192.168.1.1: missed cmd(s): admin show diag,dir /all slavedisk2:,show rsp chassis-info,dir /all sec-slot2:,show diag,dir /all disk1:,show gsr chassis,dir /all sec-nvram:,dir /all disk2:,dir /all sec-bootflash:,show spe version,dir /all slaveslot2:,dir /all disk0:,show install active,show bootvar,dir /all slaveslot0:,dir
...
...
...
version,show redundancy secondary,show running-config,show c7200,dir /all slot1: 192.168.1.1: End of run not found

This could be due to any one of the following causes:

  1. The IP address or DNS name used in the router.db file is incorrect.
  2. The device type entry in the router.db file is incorrect.
  3. For Cisco devices, the login device prompt doesn't end in a ">".
  4. The device is inaccessible from the server running Rancid.
  5. The password information in the .clogin.rc file is incorrect.
  6. A device accessible by only SSH was replaced and the SSH keys on the device were not regenerated. A tell tale sign is that SSH sessions will get "connection refused" messages like this one:
[rancid@bigboy ~]$ ssh 192.168.1.1
ssh: connect to host 192.168.1.1 port 22: Connection refused
[rancid@bigboy ~]$
  1. The rancid-run command was previously run from the command line and was aborted using <CTRL-C>. This causes a lock file to be left behind. A new instance of Rancid will not run unless this file is deleted. In our case the file name is:
/tmp/.networking.run.lock


Getting Rancid Help

Configuration help can be found in the /usr/local/rancid/README file, but this is often insufficient. Better assistance can be obtained as seen in the following sections.

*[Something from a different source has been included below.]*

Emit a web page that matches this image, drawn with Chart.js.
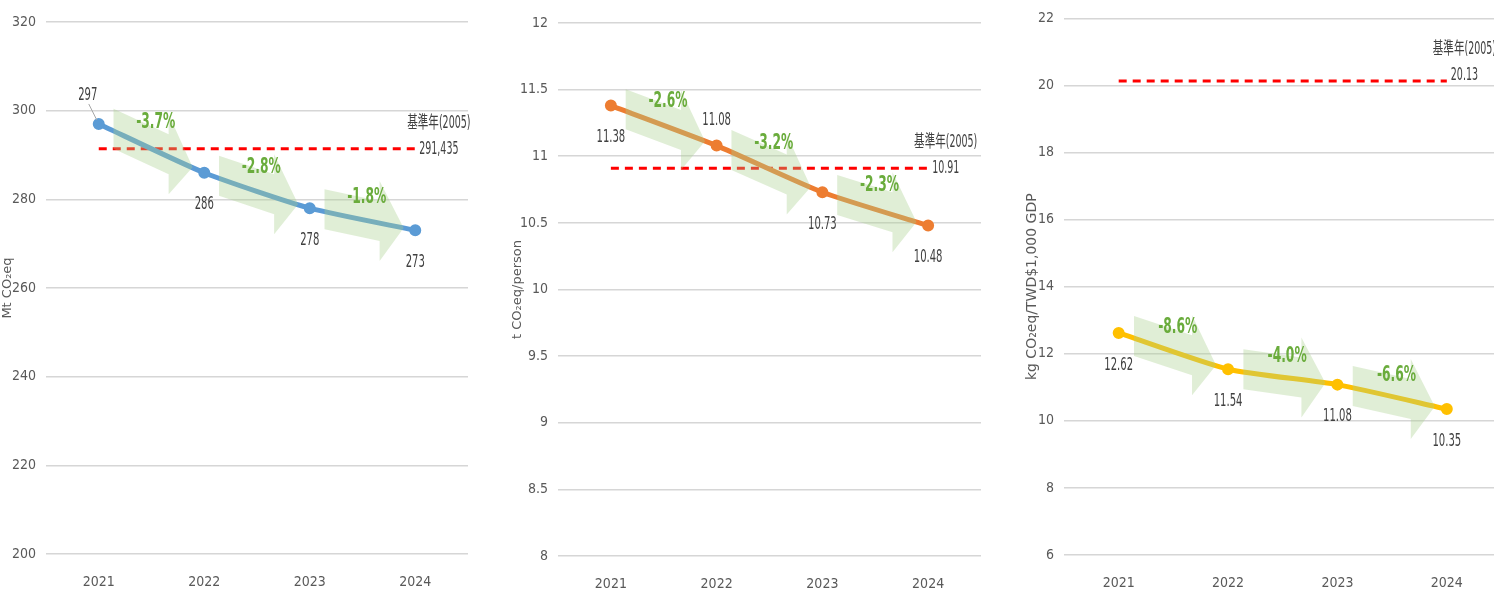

You can use the man -M /usr/local/rancid/man <filename> to get help on the use of any file in the rancid directory tree. In this example there is help on the router.db file.

[rancid@bigboy ~]$ man -M /usr/local/rancid/man router.db


Conclusion

Backing up of network configuration files is an essential network engineering maintenance activity. Rancid, is a very popular, reliable and effective application that should capably handle most of your needs.